On the importance of such projects, Artyom recalled: "After months of relentless and repeated assaults, countless thousands of people in Ukraine are struggling from day to day, simply to survive and hope for an eventual end to the bloodshed and destruction. The men and women of Ukraine are paying the ultimate price with their lives, to withstand and turn back the forces that may otherwise set their sights on Europe and beyond".

"Even if the war were to suddenly stop today, millions of people have been uprooted from their homes, with their cities and neighbourhoods in ruins.
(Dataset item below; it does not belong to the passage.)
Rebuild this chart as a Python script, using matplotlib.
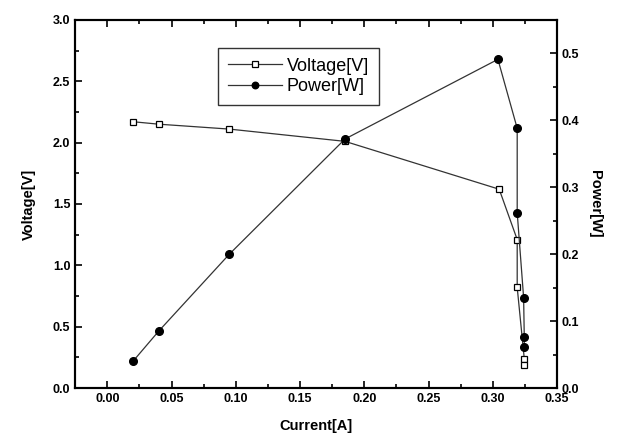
import numpy as np
import matplotlib.pyplot as plt
from matplotlib.ticker import MultipleLocator

# 读图得到的数据
current_v = [0.02, 0.04, 0.095, 0.185, 0.305, 0.319, 0.319, 0.3245, 0.3245]
voltage = [2.17, 2.15, 2.11, 2.01, 1.62, 1.21, 0.82, 0.24, 0.19]
current_p = [0.02, 0.04, 0.095, 0.185, 0.304, 0.319, 0.319, 0.324, 0.3245, 0.3245]
power = [0.04, 0.085, 0.20, 0.372, 0.491, 0.388, 0.262, 0.135, 0.076, 0.061]

plt.rcParams['font.family'] = ['Liberation Sans', 'DejaVu Sans']

fig = plt.figure(figsize=(6.21, 4.41), dpi=100)
ax = fig.add_axes([0.121, 0.120, 0.776, 0.835])
ax2 = ax.twinx()

l1, = ax.plot(current_v, voltage, color="#333333", lw=0.9, marker="s", ms=5,
              mfc="white", mec="black", mew=0.9, label="Voltage[V]", zorder=3)
l2, = ax2.plot(current_p, power, color="#333333", lw=0.9, marker="o", ms=5.5,
               mfc="black", mec="black", label="Power[W]", zorder=3)

ax.set_xlim(-0.025, 0.35)
ax.set_ylim(0, 3.0)
ax2.set_ylim(0, 0.55)

ax.xaxis.set_major_locator(MultipleLocator(0.05))
ax.xaxis.set_minor_locator(MultipleLocator(0.025))
ax.yaxis.set_major_locator(MultipleLocator(0.5))
ax.yaxis.set_minor_locator(MultipleLocator(0.25))
ax2.yaxis.set_major_locator(MultipleLocator(0.1))
ax2.yaxis.set_minor_locator(MultipleLocator(0.05))

ax.xaxis.set_major_formatter(plt.FuncFormatter(lambda v, p: "{:.2f}".format(v)))
ax.yaxis.set_major_formatter(plt.FuncFormatter(lambda v, p: "{:.1f}".format(v)))
ax2.yaxis.set_major_formatter(plt.FuncFormatter(lambda v, p: "{:.1f}".format(v)))

ax.tick_params(which="both", direction="in", top=True, labelsize=9, width=1.2)
ax.tick_params(which="major", length=5)
ax.tick_params(which="minor", length=3)
ax2.tick_params(which="both", direction="in", labelsize=9, width=1.2)
ax2.tick_params(which="major", length=5)
ax2.tick_params(which="minor", length=3)
for lab in ax.get_xticklabels() + ax.get_yticklabels() + ax2.get_yticklabels():
    lab.set_fontweight("bold")

for a in (ax, ax2):
    for s in a.spines.values():
        s.set_linewidth(1.5)

ax.set_xlabel("Current[A]", fontsize=10.5, fontweight="bold", labelpad=10)
ax.set_ylabel("Voltage[V]", fontsize=10.5, fontweight="bold", labelpad=12)
ax2.set_ylabel("Power[W]", fontsize=10.5, fontweight="bold", rotation=270, labelpad=16)

leg = ax.legend(handles=[l1, l2], loc="upper left", bbox_to_anchor=(0.297, 0.924),
                borderaxespad=0, fontsize=13, frameon=True, fancybox=False,
                edgecolor="black", handlelength=3.0, handletextpad=0.25,
                borderpad=0.55, labelspacing=0.2, markerscale=0.85)
leg.get_frame().set_linewidth(1.0)

plt.savefig("out.png", dpi=100)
Help in the form of first aid, medicines, shelter, food, and clothing is desperately needed", he continued, adding that Artec 3D had also reached out to LUkraine asbl, a local non-profit organisation supporting Ukrainians in Luxembourg and people in Ukraine, to set up a partnership and a direct channel to provide essential items "on an ongoing basis". Artyom elaborated: "We not only made a significant donation to [LUkraine asbl] during the very first days of the war, but also launched two programmes to make our support ongoing: for every euro that our employees donate, the company doubles the amount donated, and 1% of the sale of every Leo scanner sold worldwide goes directly to LUkraine".

War experience & impact on business

Reflecting on his personal experience of the war and relocating to Germany, Eugene said: "It was not easy to move from home for me and my wife with three children and a one-day-old baby. We spent most of our time in a car in the underground [car park] when my wife was pregnant. As soon as she was operated [on] and delivered our son, our maternity hospital was damaged by bombs in the evening of its birth. So, we moved with the children from Kharkiv".

"Our elder kids and cat were evacuated by our neighbours; we had to wait for the end of curfew in [the] hospital and reunited the family in another region a day [later]. We took essential things to a car; the way to the west of Ukraine was long because of the traffic jams. We relied on the people who gave us food and shelter as well as to thousands of others who fled from the shelled regions", he continued. "We lived three days in the west of Ukraine, but we didn't feel safe. My children shuddered from loud noises of fighter jets and sirens. A schoolmate of mine invited us to Germany. They helped to accommodate and pass formalities. We have been hosted by their friends in their house".

Regarding the impact of the war on KODA's operations, Eugene explained: "Our office in Kharkiv is closed. My colleagues moved [in with] their friends, relatives or rented apartments in other parts of Ukraine. A month [later], we decided to relocate our office, computers, equipment and stock of goods to another region. Most of us work on a remote basis". He concluded: "It's a hard time for business. Logistics, banking operations, business trips and service are difficult. Many businesses are closed".